For such data transfers, the consent of the customer concerned, or another legal basis, is required.

How to obtain consent for large amounts of personal data?

It seems to be nearly impossible to buy an asset containing large amounts of personal data, due to the need to acquire consent. Art. 6 GDPR (1) f. is often the second-best option to start determining a valid legal basis which will not lead to a fine. The outcome of such an approach is fundamentally open and depends on the specific data in question. This can be a challenge—especially with large databases—and is nearly always associated with huge legal costs.

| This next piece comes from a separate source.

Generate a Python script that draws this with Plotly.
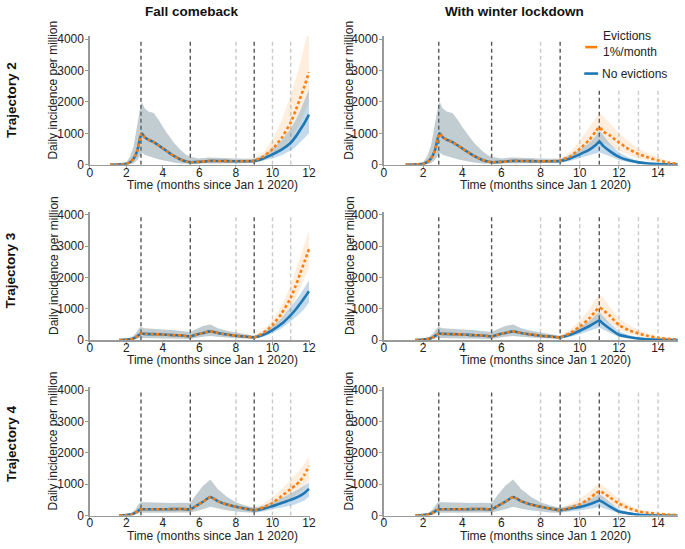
import plotly.graph_objects as go

# ---------------- data ----------------
# shared early part (identical for both scenarios and both eviction settings)
t_early_2 = [1.1, 1.5, 2.0, 2.2, 2.4, 2.6, 2.75, 2.85, 3.0, 3.2, 3.5, 3.8, 4.0, 4.3, 4.6, 5.0, 5.3, 5.5, 6.0, 6.5, 7.0, 7.5, 8.0, 8.5]
traj2_mean = [0, 5, 30, 80, 200, 450, 850, 1000, 880, 800, 720, 600, 520, 400, 280, 160, 100, 80, 90, 120, 120, 115, 110, 110]
traj2_hi = [0, 15, 80, 250, 600, 1300, 1800, 2000, 1800, 1700, 1650, 1400, 1200, 950, 700, 450, 300, 250, 200, 230, 220, 200, 190, 190]
traj2_lo = [0, 0, 5, 15, 50, 150, 300, 380, 320, 280, 220, 170, 140, 100, 70, 40, 30, 30, 40, 50, 50, 50, 50, 50]

t_early_34 = [1.6, 2.0, 2.3, 2.5, 2.7, 2.8, 3.0, 3.5, 4.0, 4.5, 5.0, 5.5, 5.8, 6.2, 6.6, 7.0, 7.5, 8.0, 8.5]
traj3_mean = [0, 15, 40, 90, 170, 210, 200, 190, 180, 160, 150, 120, 170, 230, 280, 230, 180, 140, 115]
traj3_hi = [0, 40, 100, 200, 380, 420, 380, 350, 340, 320, 300, 260, 350, 450, 500, 380, 300, 240, 180]
traj3_lo = [0, 3, 10, 30, 70, 90, 80, 70, 60, 50, 45, 40, 70, 110, 130, 110, 80, 60, 50]
traj4_mean = [0, 15, 40, 90, 170, 200, 200, 200, 200, 205, 210, 200, 300, 440, 590, 460, 350, 280, 220]
traj4_hi = [0, 40, 100, 200, 380, 420, 420, 410, 400, 400, 410, 400, 650, 950, 1150, 850, 600, 420, 320]
traj4_lo = [0, 3, 10, 30, 70, 90, 100, 100, 100, 100, 100, 100, 130, 200, 280, 220, 170, 130, 100]

# "Fall comeback" late part
t_fall = [9.0, 9.5, 10.0, 10.5, 11.0, 11.25, 11.5, 11.75, 12.0]
fall2_blue = [120, 200, 330, 480, 700, 880, 1100, 1330, 1600]
fall2_blue_hi = [200, 300, 500, 780, 1150, 1400, 1700, 2050, 2400]
fall2_blue_lo = [60, 120, 200, 300, 450, 560, 700, 850, 1000]
fall2_orange = [130, 260, 500, 850, 1350, 1700, 2100, 2500, 2950]
fall2_orange_hi = [200, 400, 800, 1400, 2200, 2700, 3200, 3800, 4400]
fall2_orange_lo = [60, 150, 300, 500, 800, 1050, 1300, 1650, 2000]

fall3_blue = [90, 170, 320, 520, 800, 960, 1150, 1350, 1560]
fall3_blue_hi = [140, 250, 450, 700, 1050, 1250, 1450, 1680, 1900]
fall3_blue_lo = [45, 110, 220, 380, 600, 720, 850, 1000, 1200]
fall3_orange = [90, 230, 480, 850, 1350, 1700, 2100, 2500, 2900]
fall3_orange_hi = [140, 320, 650, 1100, 1750, 2200, 2650, 3100, 3500]
fall3_orange_lo = [45, 150, 330, 600, 1000, 1300, 1600, 1950, 2300]

fall4_blue = [170, 220, 300, 400, 500, 560, 630, 720, 850]
fall4_blue_hi = [250, 320, 430, 560, 700, 780, 860, 950, 1050]
fall4_blue_lo = [90, 130, 180, 250, 320, 360, 410, 480, 600]
fall4_orange = [170, 260, 400, 620, 850, 960, 1100, 1300, 1580]
fall4_orange_hi = [250, 380, 580, 850, 1150, 1300, 1450, 1650, 1900]
fall4_orange_lo = [90, 160, 250, 400, 550, 650, 750, 900, 1150]

# "With winter lockdown" late part
t_lock = [9.0, 9.5, 10.0, 10.5, 10.8, 11.0, 11.2, 11.5, 12.0, 12.5, 13.0, 13.5, 14.0, 14.5, 15.0]
lock2_blue = [120, 200, 330, 480, 620, 740, 600, 450, 250, 140, 75, 40, 20, 10, 5]
lock2_blue_hi = [200, 300, 480, 700, 900, 1100, 950, 700, 400, 230, 120, 70, 40, 20, 10]
lock2_blue_lo = [60, 120, 200, 300, 360, 400, 350, 280, 150, 80, 40, 20, 10, 5, 2]
lock2_orange = [130, 260, 500, 800, 1050, 1200, 1060, 950, 710, 500, 340, 230, 140, 70, 25]
lock2_orange_hi = [200, 400, 750, 1200, 1500, 1650, 1550, 1350, 1000, 750, 520, 360, 230, 120, 50]
lock2_orange_lo = [60, 150, 300, 450, 600, 750, 700, 620, 450, 320, 200, 130, 80, 35, 10]

lock3_blue = [90, 170, 300, 450, 560, 630, 520, 380, 170, 100, 50, 30, 15, 8, 4]
lock3_blue_hi = [140, 250, 420, 620, 780, 900, 760, 560, 280, 160, 90, 50, 28, 14, 7]
lock3_blue_lo = [45, 100, 190, 290, 360, 400, 330, 240, 100, 55, 28, 14, 6, 3, 1]
lock3_orange = [90, 220, 430, 700, 920, 1040, 960, 800, 480, 320, 210, 130, 75, 40, 20]
lock3_orange_hi = [140, 330, 620, 1000, 1300, 1450, 1350, 1100, 700, 480, 320, 200, 120, 60, 30]
lock3_orange_lo = [45, 140, 280, 450, 600, 700, 640, 540, 320, 210, 130, 80, 45, 22, 10]

lock4_blue = [170, 220, 270, 360, 430, 480, 420, 300, 130, 70, 25, 12, 6, 3, 2]
lock4_blue_hi = [250, 320, 390, 520, 620, 680, 600, 440, 200, 110, 45, 22, 10, 5, 3]
lock4_blue_lo = [90, 130, 160, 210, 250, 280, 240, 170, 70, 35, 12, 6, 3, 1, 1]
lock4_orange = [170, 250, 360, 540, 700, 780, 720, 600, 380, 240, 130, 85, 55, 30, 15]
lock4_orange_hi = [250, 360, 520, 770, 950, 1020, 950, 800, 520, 340, 200, 130, 80, 45, 20]
lock4_orange_lo = [90, 150, 220, 330, 430, 500, 460, 380, 240, 150, 80, 50, 30, 15, 6]

# event lines (months)
fall_dark_lines = [2.8, 5.5, 9]
fall_light_lines = [8, 10, 11]
lock_dark_lines = [2.8, 5.5, 9, 11]
lock_light_lines = [8, 10, 12, 13, 14]

col_titles = ["Fall comeback", "With winter lockdown"]
row_titles = ["Trajectory 2", "Trajectory 3", "Trajectory 4"]
y_ticks = [0, 1000, 2000, 3000, 4000]
x_title = "Time (months since Jan 1 2020)"
y_title = "Daily incidence per million"
legend_labels = ["Evictions<br>1%/month", "No evictions"]

# ---------------- figure ----------------
W, H = 685, 549
FONT = "Liberation Sans, Arial, sans-serif"
BLUE = "#1f77b4"
ORANGE = "#ff7f0e"
BLUE_FILL = "rgba(31,119,180,0.27)"
ORANGE_FILL = "rgba(255,127,14,0.14)"
AX = "#9a9a9a"
DARK = "#555555"
LIGHT = "#c9c9c9"


def px(x):
    return x / W


def py(y):
    return 1 - y / H


early = [
    (t_early_2, traj2_mean, traj2_hi, traj2_lo),
    (t_early_34, traj3_mean, traj3_hi, traj3_lo),
    (t_early_34, traj4_mean, traj4_hi, traj4_lo),
]
late = {
    (0, 0): (t_fall, fall2_blue, fall2_blue_hi, fall2_blue_lo, fall2_orange, fall2_orange_hi, fall2_orange_lo),
    (1, 0): (t_fall, fall3_blue, fall3_blue_hi, fall3_blue_lo, fall3_orange, fall3_orange_hi, fall3_orange_lo),
    (2, 0): (t_fall, fall4_blue, fall4_blue_hi, fall4_blue_lo, fall4_orange, fall4_orange_hi, fall4_orange_lo),
    (0, 1): (t_lock, lock2_blue, lock2_blue_hi, lock2_blue_lo, lock2_orange, lock2_orange_hi, lock2_orange_lo),
    (1, 1): (t_lock, lock3_blue, lock3_blue_hi, lock3_blue_lo, lock3_orange, lock3_orange_hi, lock3_orange_lo),
    (2, 1): (t_lock, lock4_blue, lock4_blue_hi, lock4_blue_lo, lock4_orange, lock4_orange_hi, lock4_orange_lo),
}

x_dom = {0: [px(88), px(311)], 1: [px(386), px(684)]}
x_rng = {0: [0, 12.05], 1: [0, 15.02]}
y_zero = [164, 343, 522]
Y_TOP = 4100
PX_PER_UNIT = 128 / 4000

fig = go.Figure()
shapes = []
annotations = []
layout_axes = {}

for r in range(3):
    te, me, he, le = early[r]
    for c in range(2):
        k = r * 2 + c + 1
        xa, ya = f"x{k}", f"y{k}"
        tl, b, bh, bl, o, oh, ol = late[(r, c)]
        t = te + tl
        blue = me + b
        blue_hi = he + bh
        blue_lo = le + bl
        orng = me + o
        orng_hi = he + oh
        orng_lo = le + ol

        fig.add_trace(go.Scatter(x=t + t[::-1], y=orng_hi + orng_lo[::-1], fill="toself",
                                 fillcolor=ORANGE_FILL, line=dict(width=0), mode="lines",
                                 hoverinfo="skip", showlegend=False, xaxis=xa, yaxis=ya))
        fig.add_trace(go.Scatter(x=t + t[::-1], y=blue_hi + blue_lo[::-1], fill="toself",
                                 fillcolor=BLUE_FILL, line=dict(width=0), mode="lines",
                                 hoverinfo="skip", showlegend=False, xaxis=xa, yaxis=ya))
        fig.add_trace(go.Scatter(x=t, y=blue, mode="lines", name="No evictions",
                                 line=dict(color=BLUE, width=2.6, shape="spline", smoothing=0.5),
                                 showlegend=False, xaxis=xa, yaxis=ya))
        fig.add_trace(go.Scatter(x=t, y=orng, mode="lines", name="Evictions 1%/month",
                                 line=dict(color=ORANGE, width=2.6, dash="3px,2.5px", shape="spline", smoothing=0.5),
                                 showlegend=False, xaxis=xa, yaxis=ya))

        y0 = y_zero[r]
        y_top_px = y0 - Y_TOP * PX_PER_UNIT
        axis_x = "xaxis" if k == 1 else f"xaxis{k}"
        axis_y = "yaxis" if k == 1 else f"yaxis{k}"
        layout_axes[axis_x] = dict(
            domain=x_dom[c], range=x_rng[c], anchor=ya, showline=True, linecolor=AX, linewidth=1.5,
            ticks="outside", ticklen=3, tickcolor=AX, tickwidth=1, tick0=0, dtick=2,
            ticklabelstandoff=-7,
            showgrid=False, zeroline=False, tickfont=dict(size=12, color="#222", family=FONT),
        )
        layout_axes[axis_y] = dict(
            domain=[py(y0), py(y_top_px)], range=[0, Y_TOP], anchor=xa, showline=True, linecolor=AX,
            linewidth=1.5, ticks="outside", ticklen=3, tickcolor=AX, tickwidth=1, tickvals=y_ticks,
            ticklabelstandoff=-1,
            showgrid=False, zeroline=False, tickfont=dict(size=12, color="#222", family=FONT),
        )

        dark = fall_dark_lines if c == 0 else lock_dark_lines
        light = fall_light_lines if c == 0 else lock_light_lines
        for v, colr in [(v, DARK) for v in dark] + [(v, LIGHT) for v in light]:
            top = 4000
            if r == 0 and c == 1 and v >= 10:
                top = 2450
            shapes.append(dict(type="line", xref=xa, yref=ya, x0=v, x1=v, y0=0, y1=top,
                               line=dict(color=colr, width=1.4, dash="4px,3px"), layer="below"))

        # axis titles
        x_center = 212 if c == 0 else 550
        annotations.append(dict(text=x_title, x=px(x_center), y=py(y0 + 20.5), xref="paper", yref="paper",
                                showarrow=False, xanchor="center", yanchor="middle",
                                font=dict(size=12, color="#222", family=FONT)))
        y_x = 51 if c == 0 else 351
        annotations.append(dict(text=y_title, x=px(y_x), y=py(y0 - 76), xref="paper", yref="paper",
                                showarrow=False, textangle=-90, xanchor="center", yanchor="middle",
                                font=dict(size=12, color="#222", family=FONT)))

# column titles
for c, (title, xc) in enumerate(zip(col_titles, [192, 518])):
    annotations.append(dict(text=f"<b>{title}</b>", x=px(xc), y=py(8), xref="paper", yref="paper",
                            showarrow=False, xanchor="center", yanchor="middle",
                            font=dict(size=13.5, color="#111", family=FONT)))
# row titles
for title, yc in zip(row_titles, [98, 272, 449]):
    annotations.append(dict(text=f"<b>{title}</b>", x=px(8), y=py(yc), xref="paper", yref="paper",
                            showarrow=False, textangle=-90, xanchor="center", yanchor="middle",
                            font=dict(size=13.5, color="#111", family=FONT)))

# legend (top-right panel)
shapes.append(dict(type="line", xref="paper", yref="paper", x0=px(590), x1=px(602), y0=py(44), y1=py(44),
                   line=dict(color=ORANGE, width=2.6)))
shapes.append(dict(type="line", xref="paper", yref="paper", x0=px(589), x1=px(603), y0=py(71), y1=py(71),
                   line=dict(color=BLUE, width=2.6)))
annotations.append(dict(text=legend_labels[0], x=px(606), y=py(40.5), xref="paper", yref="paper",
                        showarrow=False, xanchor="left", yanchor="middle", align="left",
                        font=dict(size=12, color="#222", family=FONT)))
annotations.append(dict(text=legend_labels[1], x=px(605), y=py(71), xref="paper", yref="paper",
                        showarrow=False, xanchor="left", yanchor="middle", align="left",
                        font=dict(size=12, color="#222", family=FONT)))

fig.update_layout(
    width=W, height=H, autosize=False,
    margin=dict(l=0, r=0, t=0, b=0),
    paper_bgcolor="white", plot_bgcolor="white",
    font=dict(family=FONT, size=12, color="#222"),
    shapes=shapes, annotations=annotations, showlegend=False,
    hovermode=False,
    **layout_axes,
)

fig.write_html(
    "out.html",
    config={"displayModeBar": False, "staticPlot": True},
    post_script="document.body.style.margin='0px';document.body.style.overflow='hidden';",
)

The Bavarian Supervising Authority, in Germany, published an opinion which may just have the solution. According to the BayLDA’s point of view, companies will not be forced to obtain the consent of thousands, if not millions, of those affected subjects. Instead, the BayLDA suggests that it is completely satisfactory in the eyes of the data protection supervisory authority, if a so-called “objection solution” is applied.

To implement the “objection solution”, the Bavarian supervising authority recommends that, among others, companies must be aware of the following three main steps:

  • All data subjects are informed of the upcoming transfer before, and in good time of, the personal data transfer to another legal entity. (This can be done easily by sending out a collective e-mail or letter).
  • Data Controllers must grant all data subjects a right to object to the transmission of the data.
  • As soon as a data subject objects to the data transfer, the controller must ensure that the subject is not part of the asset deal.

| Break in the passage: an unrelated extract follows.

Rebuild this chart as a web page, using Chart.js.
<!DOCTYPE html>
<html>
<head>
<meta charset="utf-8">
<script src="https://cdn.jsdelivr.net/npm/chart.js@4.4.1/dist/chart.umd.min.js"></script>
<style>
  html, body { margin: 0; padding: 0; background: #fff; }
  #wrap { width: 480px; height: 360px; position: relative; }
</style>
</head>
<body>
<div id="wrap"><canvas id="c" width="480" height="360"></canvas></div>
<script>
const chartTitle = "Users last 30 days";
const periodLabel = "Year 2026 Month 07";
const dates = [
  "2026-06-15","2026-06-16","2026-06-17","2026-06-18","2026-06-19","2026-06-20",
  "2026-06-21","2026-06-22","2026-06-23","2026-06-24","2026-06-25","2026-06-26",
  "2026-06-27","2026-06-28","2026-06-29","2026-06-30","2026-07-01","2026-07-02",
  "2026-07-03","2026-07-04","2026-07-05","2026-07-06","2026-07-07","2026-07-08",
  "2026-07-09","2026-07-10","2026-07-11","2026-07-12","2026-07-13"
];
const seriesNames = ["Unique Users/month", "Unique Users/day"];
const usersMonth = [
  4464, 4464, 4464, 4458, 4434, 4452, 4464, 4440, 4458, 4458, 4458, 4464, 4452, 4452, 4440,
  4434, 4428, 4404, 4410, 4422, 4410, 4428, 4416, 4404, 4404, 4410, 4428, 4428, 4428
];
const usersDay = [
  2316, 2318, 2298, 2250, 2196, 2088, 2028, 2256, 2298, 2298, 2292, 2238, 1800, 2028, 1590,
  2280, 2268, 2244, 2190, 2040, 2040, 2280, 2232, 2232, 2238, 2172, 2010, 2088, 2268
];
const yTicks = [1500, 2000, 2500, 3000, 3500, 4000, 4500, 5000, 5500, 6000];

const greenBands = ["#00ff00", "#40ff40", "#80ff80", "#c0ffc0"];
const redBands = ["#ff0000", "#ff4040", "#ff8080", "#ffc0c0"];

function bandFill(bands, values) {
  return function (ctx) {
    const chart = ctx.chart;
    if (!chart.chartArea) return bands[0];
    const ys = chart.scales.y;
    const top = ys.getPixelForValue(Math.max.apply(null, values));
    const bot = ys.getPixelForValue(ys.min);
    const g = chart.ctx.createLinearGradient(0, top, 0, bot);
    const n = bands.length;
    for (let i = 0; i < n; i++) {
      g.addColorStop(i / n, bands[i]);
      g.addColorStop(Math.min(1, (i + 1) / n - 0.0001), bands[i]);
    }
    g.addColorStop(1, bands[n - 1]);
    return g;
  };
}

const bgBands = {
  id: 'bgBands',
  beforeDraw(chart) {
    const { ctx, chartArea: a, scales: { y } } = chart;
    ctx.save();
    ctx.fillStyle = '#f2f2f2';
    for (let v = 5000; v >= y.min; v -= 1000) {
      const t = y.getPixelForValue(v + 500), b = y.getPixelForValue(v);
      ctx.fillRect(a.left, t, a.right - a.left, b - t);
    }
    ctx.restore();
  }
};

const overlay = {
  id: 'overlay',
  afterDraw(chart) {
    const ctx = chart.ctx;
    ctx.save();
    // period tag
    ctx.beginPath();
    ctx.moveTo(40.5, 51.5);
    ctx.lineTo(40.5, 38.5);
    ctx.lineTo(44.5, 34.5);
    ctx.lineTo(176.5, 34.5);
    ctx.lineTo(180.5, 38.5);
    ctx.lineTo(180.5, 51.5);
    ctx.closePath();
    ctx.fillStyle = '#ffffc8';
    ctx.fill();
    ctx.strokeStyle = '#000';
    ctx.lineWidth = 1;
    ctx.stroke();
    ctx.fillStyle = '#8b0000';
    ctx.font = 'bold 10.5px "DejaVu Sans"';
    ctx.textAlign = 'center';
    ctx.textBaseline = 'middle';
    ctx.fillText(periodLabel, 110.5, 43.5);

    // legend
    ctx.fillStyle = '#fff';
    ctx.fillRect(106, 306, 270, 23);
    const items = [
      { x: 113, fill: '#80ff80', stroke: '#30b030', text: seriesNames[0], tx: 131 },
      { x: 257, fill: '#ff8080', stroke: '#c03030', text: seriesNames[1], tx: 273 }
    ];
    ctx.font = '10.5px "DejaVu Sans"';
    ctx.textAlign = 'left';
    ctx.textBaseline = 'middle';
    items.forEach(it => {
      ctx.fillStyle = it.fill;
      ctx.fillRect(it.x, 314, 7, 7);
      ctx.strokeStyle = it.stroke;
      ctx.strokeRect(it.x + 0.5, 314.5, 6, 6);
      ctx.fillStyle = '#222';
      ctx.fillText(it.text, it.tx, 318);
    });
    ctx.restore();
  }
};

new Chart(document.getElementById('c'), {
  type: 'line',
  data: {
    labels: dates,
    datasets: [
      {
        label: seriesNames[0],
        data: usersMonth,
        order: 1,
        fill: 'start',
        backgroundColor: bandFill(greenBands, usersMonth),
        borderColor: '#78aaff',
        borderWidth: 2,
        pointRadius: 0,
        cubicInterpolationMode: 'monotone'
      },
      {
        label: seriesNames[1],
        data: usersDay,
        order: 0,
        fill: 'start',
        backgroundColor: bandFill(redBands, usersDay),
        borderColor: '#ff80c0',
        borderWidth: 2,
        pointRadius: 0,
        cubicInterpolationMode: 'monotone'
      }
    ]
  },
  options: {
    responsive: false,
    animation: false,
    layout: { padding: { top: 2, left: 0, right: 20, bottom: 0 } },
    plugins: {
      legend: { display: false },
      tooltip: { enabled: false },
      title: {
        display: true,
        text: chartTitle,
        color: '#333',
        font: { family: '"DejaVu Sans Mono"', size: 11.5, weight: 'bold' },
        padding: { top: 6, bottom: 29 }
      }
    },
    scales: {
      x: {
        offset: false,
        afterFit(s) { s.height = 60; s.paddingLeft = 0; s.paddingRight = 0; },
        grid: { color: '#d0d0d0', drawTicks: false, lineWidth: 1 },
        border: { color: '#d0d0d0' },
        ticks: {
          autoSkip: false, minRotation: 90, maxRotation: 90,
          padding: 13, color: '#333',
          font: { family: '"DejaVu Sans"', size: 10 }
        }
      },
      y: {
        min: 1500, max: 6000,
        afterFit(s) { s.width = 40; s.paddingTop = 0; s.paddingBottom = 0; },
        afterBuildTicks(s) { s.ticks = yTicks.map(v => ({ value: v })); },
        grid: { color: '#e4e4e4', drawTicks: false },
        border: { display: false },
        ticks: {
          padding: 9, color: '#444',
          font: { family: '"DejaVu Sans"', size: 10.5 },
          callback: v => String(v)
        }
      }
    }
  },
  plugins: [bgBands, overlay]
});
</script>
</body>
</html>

Be aware of Category 9 Data

The objection solution can only be applied to personal data which is not subject to Art. 9 GDPR. Such data can only be transferred by way of informed consent in accordance with Art. 9 s. 2 lit. a) and Art. 7 GDPR.

Selling a company is subject to many legal requirements, including data protection compliance. Therefore, it is recommended to determine the correct steps during a company’s sale, to ensure data protection compliance. It is clear, the first step must be a risk-reducing practice to establish the type of sale the company is involved in.